Block 52 is an underexplored area with hydrocarbons potential located offshore in the southern region of Oman. Block 52 has an area of approx. 90,000 Km2, with water depths ranging from 10 to over 3,000 meters. Pursuant to the EPSA, Eni is the Operator of the block, through its subsidiary Eni Oman B.V., with an 85% stake, whilst its partner OOCEP holds the remaining 15% stake.
During the same event, held in Muscat, Eni and Qatar Petroleum signed an agreement for the assignment of 30% interest in Block 52 to Qatar Petroleum. Following the conclusion of such agreement and subject to the consent of the competent authorities of the Sultanate of Oman, the Contractor under the EPSA will consist of affiliates of Eni with a 55% stake, Qatar Petroleum with 30% and OOCEP with 15%.
'The signing of the Block 52 EPSA represents an important milestone in Eni’s strategy to reinforce its presence in the Middle East region. We wish to establish with the Sultanate of Oman, which is a historical Oil & Gas producer in the region, a long-lasting relationship in the best tradition of Eni. It is also remarkable that, the same day, we are welcoming Qatar Petroleum as a partner in Block 52, to join our efforts with such a strong partner that is currently leading the LNG business worldwide', commented Eni CEO, Claudio Descalzi.
Block 52 was awarded to Eni and OOCEP following an international bid round process launched in October 2016.
Source: Eni
Monday, 12 December 2016
Eni: Bringing in successive partners for Zohr
On 12th December, Eni announced that it had divested a further 30% interest in Zohr to Rosneft for USD1.125 billion and USD450 million of back costs - i.e. on substantially the same terms as BP. Rosneft also has an option to acquire an additional 5% interest on the same terms.

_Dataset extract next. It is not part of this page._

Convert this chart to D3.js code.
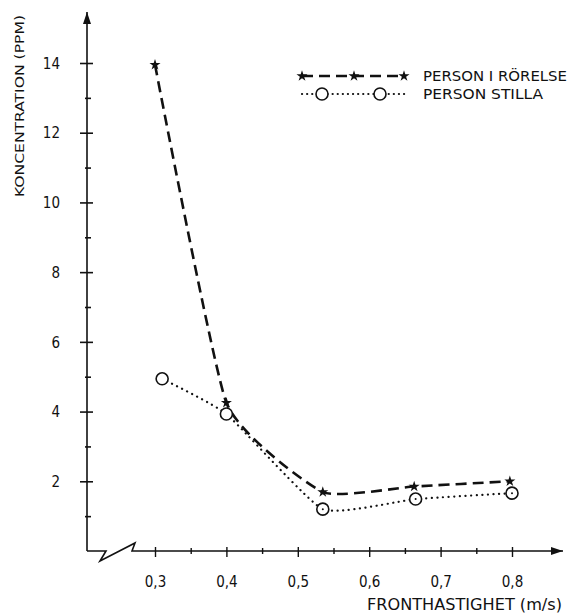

The transactions reduce Eni's exposure to the Zohr development by 40% from 100% to 60%; this could fall to 50% if BP and Rosneft exercise their options for additional interests. The divestment will also reduce Eni's capex by c.USD900 million in 2017 ahead of first gas at the end of 2017. A similar capex saving is expected to be made in 2018.
Eni has successfully demonstrated its ability to monetise large resource finds. The farm-out significantly derisks the upcoming development and it is promising to see buyers for good quality assets despite the current oil price environment.